The costs of cutting greenhouse gases and who will pay for doing it are likely to be the key issues at a major UN-backed climate change meeting of scientists and diplomats in the Thai capital this week, participants said Sunday.
Some of the world's biggest greenhouse gas emitters like the US and Australia and top oil exporters such as Saudi Arabia will try to water down language in a draft report, obtained by media earlier this month, that suggests reducing emissions could cost less than 3 percent of annual global economic activity, environmental activists said.
"Cost will be on everybody's mind," said environmental protection group WWF International's Martin Hiller. "Changing the energy system is costly but we can still afford to do it. The cost for doing nothing is staggering and could be up to 20 times more expensive."
Developing countries are likely to demand that richer countries help them adapt to warming global temperatures which are expected to cause widespread flooding, droughts and rising sea levels.
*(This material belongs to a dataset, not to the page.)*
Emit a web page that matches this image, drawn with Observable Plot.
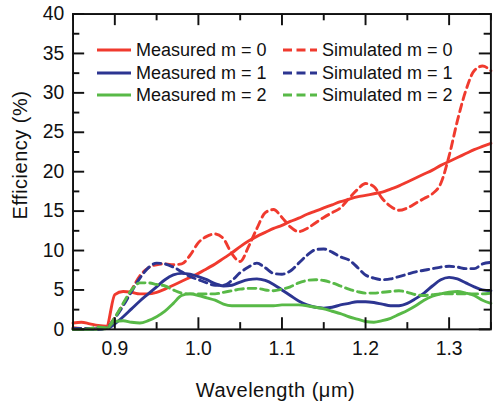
<!DOCTYPE html>
<html>
<head>
<meta charset="utf-8">
<script src="https://cdn.jsdelivr.net/npm/d3@7"></script>
<script src="https://cdn.jsdelivr.net/npm/@observablehq/plot@0.6"></script>
<style>
  html, body { margin: 0; padding: 0; background: #fff; overflow: hidden; }
  #wrap { position: relative; width: 503px; height: 406px; overflow: hidden; font-family: "Liberation Sans", Arial, sans-serif; color: #111; }
  #wrap svg { position: absolute; left: 0; top: 0; }
  .ttl { position: absolute; font-size: 20px; line-height: 20px; text-align: center; white-space: nowrap; letter-spacing: 0.5px; }
  .leg { position: absolute; font-size: 18px; line-height: 20px; white-space: nowrap; }
  .sw { position: absolute; }
</style>
</head>
<body>
<div id="wrap"></div>
<script>
// ---- data ----
const wavelength = [0.85,0.86,0.87,0.88,0.89,0.90,0.91,0.92,0.93,0.94,0.95,0.96,0.97,0.98,0.99,1.00,1.01,1.02,1.03,1.04,1.05,1.06,1.07,1.08,1.09,1.10,1.11,1.12,1.13,1.14,1.15,1.16,1.17,1.18,1.19,1.20,1.21,1.22,1.23,1.24,1.25,1.26,1.27,1.28,1.29,1.30,1.31,1.32,1.33,1.34,1.35];

const measuredM0 = [0.8,0.9,0.7,0.5,0.4,4.4,4.8,4.7,4.5,4.5,4.7,5.1,5.6,6.1,6.6,7.1,7.7,8.3,9.0,9.7,10.5,11.2,11.8,12.3,12.8,13.2,13.7,14.1,14.6,15.0,15.4,15.8,16.2,16.5,16.8,17.0,17.2,17.4,17.8,18.2,18.7,19.2,19.7,20.2,20.8,21.3,21.8,22.3,22.8,23.2,23.6];
const measuredM1 = [0.0,0.0,0.0,0.1,0.1,0.7,1.6,2.6,3.6,4.5,5.4,6.3,6.9,7.1,7.0,6.7,6.3,5.8,5.5,5.6,6.0,6.3,6.4,6.2,5.7,5.0,4.3,3.6,3.1,2.8,2.7,2.8,3.1,3.3,3.5,3.5,3.4,3.2,3.0,3.0,3.3,3.9,4.6,5.5,6.3,6.6,6.4,5.9,5.4,5.0,4.9];
const measuredM2 = [0.0,0.0,0.0,0.0,0.1,1.0,1.1,0.9,0.8,1.1,1.6,2.3,3.3,4.3,4.5,4.3,4.0,3.7,3.2,3.0,3.0,3.0,3.0,3.0,3.0,3.1,3.1,3.1,3.0,2.8,2.6,2.3,2.0,1.6,1.3,1.0,0.9,1.1,1.4,1.9,2.4,3.0,3.7,4.2,4.5,4.7,4.8,4.6,4.3,3.7,3.3];
const simulatedM0 = [0.2,0.1,0.1,0.1,0.2,1.5,3.2,5.0,6.8,7.8,8.2,8.3,8.2,8.3,9.4,11.0,11.8,12.1,11.5,9.6,8.6,10.5,12.8,14.8,15.2,14.2,13.0,12.4,12.8,13.5,14.2,14.8,15.4,16.6,17.7,18.5,18.1,16.6,15.6,15.1,15.4,16.0,16.6,17.2,18.5,22.0,26.5,30.3,32.8,33.4,32.8];
const simulatedM1 = [0.1,0.1,0.1,0.0,0.2,1.4,3.0,4.8,6.5,7.8,8.4,8.3,7.9,7.3,6.7,6.3,5.9,5.6,5.6,6.2,7.2,7.9,8.4,7.8,7.1,7.0,7.4,8.4,9.4,10.1,10.2,9.8,9.2,8.8,7.9,6.9,6.5,6.3,6.4,6.7,7.0,7.3,7.5,7.7,7.9,8.0,7.9,7.7,7.7,8.3,8.5];
const simulatedM2 = [0.0,0.0,0.1,0.3,0.2,1.5,3.3,5.0,5.9,5.9,5.7,5.5,5.0,4.6,4.5,4.5,4.5,4.5,4.7,4.9,5.1,5.2,5.2,5.0,4.9,5.1,5.4,5.9,6.2,6.3,6.2,5.9,5.5,5.1,4.8,4.6,4.6,4.7,4.8,4.9,4.7,4.4,4.3,4.4,4.5,4.5,4.5,4.5,4.5,4.5,4.6];

const seriesNames = ["Measured m = 0","Measured m = 1","Measured m = 2","Simulated m = 0","Simulated m = 1","Simulated m = 2"];
const seriesValues = [measuredM0, measuredM1, measuredM2, simulatedM0, simulatedM1, simulatedM2];

const xMajorTicks = [0.9, 1.0, 1.1, 1.2, 1.3];
const xMinorTicks = [0.85, 0.95, 1.05, 1.15, 1.25, 1.35];
const yMajorTicks = [0, 5, 10, 15, 20, 25, 30, 35, 40];
const yMinorTicks = [2.5, 7.5, 12.5, 17.5, 22.5, 27.5, 32.5, 37.5];

// ---- styles ----
const colors = ["#f03a2e", "#2c3591", "#58b947", "#f03a2e", "#2c3591", "#58b947"];
const dashes = [null, null, null, "8,5", "8,5", "8,5"];
const legendDashes = [null, null, null, "9,4.5", "9,4.5", "9,4.5"];

const mL = 75, mR = 13, mT = 14, mB = 66, W = 520, H = 406;
const frameW = W - mL - mR, frameH = H - mT - mB;
const majorLen = 12, minorLen = 7;

const lineMarks = seriesValues.map((vals, i) => {
  const rows = wavelength.map((w, j) => ({w, v: vals[j]}));
  return Plot.line(rows, {x: "w", y: "v", stroke: colors[i], strokeWidth: 3,
    strokeDasharray: dashes[i] || undefined, curve: "monotone-x"});
});

const plot = Plot.plot({
  width: W, height: H,
  marginLeft: mL, marginRight: mR, marginTop: mT, marginBottom: mB,
  x: {domain: [0.85, 1.35]},
  y: {domain: [0, 40]},
  style: {fontFamily: "'Liberation Sans', Arial, sans-serif", fontSize: "20px", background: "white", color: "#111"},
  marks: [
    ...lineMarks,
    // inward ticks
    Plot.tickX(xMajorTicks, {x: d => d, insetTop: frameH - majorLen, stroke: "#111", strokeWidth: 2}),
    Plot.tickX(xMajorTicks, {x: d => d, insetBottom: frameH - majorLen, stroke: "#111", strokeWidth: 2}),
    Plot.tickX(xMinorTicks, {x: d => d, insetTop: frameH - minorLen, stroke: "#111", strokeWidth: 2}),
    Plot.tickX(xMinorTicks, {x: d => d, insetBottom: frameH - minorLen, stroke: "#111", strokeWidth: 2}),
    Plot.tickY(yMajorTicks, {y: d => d, insetRight: frameW - majorLen, stroke: "#111", strokeWidth: 2}),
    Plot.tickY(yMajorTicks, {y: d => d, insetLeft: frameW - majorLen, stroke: "#111", strokeWidth: 2}),
    Plot.tickY(yMinorTicks, {y: d => d, insetRight: frameW - minorLen, stroke: "#111", strokeWidth: 2}),
    Plot.tickY(yMinorTicks, {y: d => d, insetLeft: frameW - minorLen, stroke: "#111", strokeWidth: 2}),
    Plot.axisX({ticks: xMajorTicks, tickSize: 0, tickPadding: 12, tickFormat: d3.format(".1f"), label: null}),
    Plot.axisY({ticks: yMajorTicks, tickSize: 0, tickPadding: 9, tickFormat: d3.format("d"), label: null}),
    Plot.frame({stroke: "#111", strokeWidth: 2})
  ]
});

const wrap = document.getElementById("wrap");
wrap.appendChild(plot);

// axis titles
const xt = document.createElement("div");
xt.className = "ttl";
xt.textContent = "Wavelength (μm)";
xt.style.left = "125.5px"; xt.style.width = "300px"; xt.style.top = "380px";
wrap.appendChild(xt);

const yt = document.createElement("div");
yt.className = "ttl";
yt.textContent = "Efficiency (%)";
yt.style.left = "-79.9px"; yt.style.width = "200px"; yt.style.top = "144.5px";
yt.style.transform = "rotate(-90deg)";
wrap.appendChild(yt);

// legend (inside the plot)
const legCols = [{lx: 97, tx: 136}, {lx: 283, tx: 322}];
const legRows = [50, 72.5, 95];
seriesNames.forEach((name, i) => {
  const col = legCols[Math.floor(i / 3)], ry = legRows[i % 3];
  const s = document.createElementNS("http://www.w3.org/2000/svg", "svg");
  s.setAttribute("class", "sw");
  s.setAttribute("width", 36); s.setAttribute("height", 8);
  s.style.left = col.lx + "px"; s.style.top = (ry - 4) + "px";
  const l = document.createElementNS("http://www.w3.org/2000/svg", "line");
  l.setAttribute("x1", 0); l.setAttribute("x2", 34); l.setAttribute("y1", 4); l.setAttribute("y2", 4);
  l.setAttribute("stroke", colors[i]); l.setAttribute("stroke-width", 3);
  if (legendDashes[i]) l.setAttribute("stroke-dasharray", legendDashes[i]);
  s.appendChild(l);
  wrap.appendChild(s);
  const t = document.createElement("div");
  t.className = "leg";
  t.textContent = name;
  t.style.left = col.tx + "px"; t.style.top = (ry - 9.7) + "px";
  wrap.appendChild(t);
});
</script>
</body>
</html>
"If you take roads or electricity lines or buildings, they will all have to be adapted to climate change," said Hiller.
Today, the Intergovernmental Panel on Climate Change, a network of more than 2,000 scientists, will open a five-day meeting in Bangkok, Thailand, to finalize a report on how the world can mitigate rising levels of carbon dioxide, methane and other heat-trapping gases.
The draft report, which will be amended following comments from dozens of governments, says emissions can be cut below current levels if the world shifts away from carbon-heavy fuels like coal, invests in energy efficiency and reforms the agriculture sector.
Two previous IPCC reports this year painted a dire picture of a future in which unabated greenhouse gas emissions could drive global temperatures up as much as 6 C by 2100. Even a 2 C rise could subject up to 2 billion people to water shortages by 2050 and threaten extinction for 20 percent to 30 percent of the world's species, the IPCC said.
The third report makes clear the world must quickly embrace a basket of technological options already available and being developed just to keep the temperature rise to 2 C.
Making buildings more energy-efficient, especially in the developing world, through better insulation, lighting and other steps, could also lead to significant cuts as would converting from coal to natural gas, nuclear power and renewable energy such as wind.
"We believe that you can reduce emissions by 50 percent by 2050 using renewable energy technology and energy efficiency," said Stephanie Tunmore, a climate campaigner for Greenpeace International. "Hopefully, energy efficiency will come out strongly in the report because that is really important. For the most part, it's a negative cost."
Over the next century, the report says, such technology as hydrogen-powered fuel cells, advanced hybrid and electric vehicles with better batteries, and carbon sequestration whereby carbon emissions are stored underground will become more commercially feasible.
The US delegation at the Bangkok meeting is expected to argue that the report's cost estimates are unrealistically low and that the expense of reducing greenhouse gases currently would be difficult at present for most nations to bear.
The damage from unabated climate change might eventually cost the global economy between 5 percent and 20 percent of GDP every year, according to a British government report last year.